RELATED: 7 Questions Not to Ask a Mom on Sabbatical

It's been three months since and things are looking up. I've managed to get a new car that I can rely on. I'm no longer scared of driving in bumper to bumper traffic and fearing my car will overheat. I've been able to get caught up with my rent and house expenses. And after several years, I'm no longer qualified for social services. I'm very grateful states can provide a source of money and food assistance to families in need when the shit hits the fan. These resources and services carried me through the darkest of times. It took years before I went to the welfare office to apply for assistance. My pride and ego tricked me into believing I was too good to receive help. Today I know there is no such thing as being "too good" to receive support.

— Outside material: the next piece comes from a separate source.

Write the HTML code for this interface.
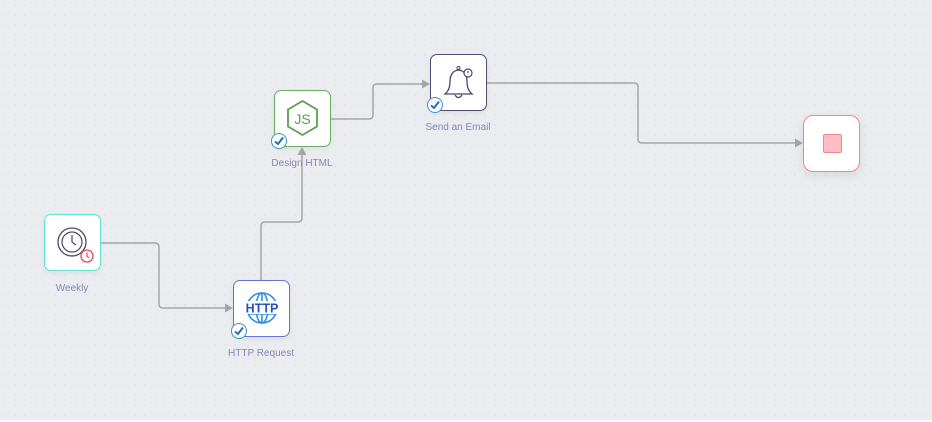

The daily experience of caring for my son gave me a sense of meaning and reason for being. I find that I'm having to reframe who I am without him.

Yes things are better, but there are still days when things are hard. I didn't go into this mom sabbatical thinking it would be easy living without my son. I see him here and there when I can squeeze some time in and speak to him on evenings between jobs. Sometimes being away from my son is just excruciating—the "I can't catch my breath" type of excruciating.

The other morning he called at 7 a.m. to wish me happy birthday. I love how connected he is to me. His little voice sounded like sweet love to my ears. He sang happy birthday and even asked me how my birthday was a few days later when we spoke again. Times like these are bittersweet because on one hand I'm no longer depressed and in a state of fear of the bottom falling out, and on the other hand not seeing my son and working so much can be difficult. When I do see him, the first things I notice are changes that I don't get to participate in.

Times like these also make me wish his father and I had been able to work it out. Honestly there are days when I ask myself, could we have figured out a way to stay together? I've even shared these thoughts with a couple of my closest friends and they have all given me the side-eye. Each of them in their own way have come to check my emotional temperature to see if I'm just sick from being without my son for an extended period of time.

Being a co-parent is difficult, but being a single woman without her child is an exceptional feeling that leaves me scratching my head. I honestly find myself feeling like I have no purpose. On most days I go into the refrigerator and realize I don't have enough food to prepare a full meal. When my son was home, my cabinets where stocked with food for us both. I prepared a meal every day. Now, I'm eating out (and my butt shows it). The daily experience of caring for my son gave me a sense of meaning and reason for being. I find that I'm having to reframe who I am without him.

RELATED: 4 Tips for a Peaceful Divorce

Being away from your child for an extended period of time can be hard on your psyche. On the hard days, I'm grateful for my new emotional stability, but I'm also acutely aware of missing my son and what I created for our life together. On the hard days I fantasize that his father and I could have made it. Sometimes I even cry about feeling like a failure as mother and a wife. While I'm grateful I'm not also worrying about my car breaking down or being evicted, the hard days are real and they really suck.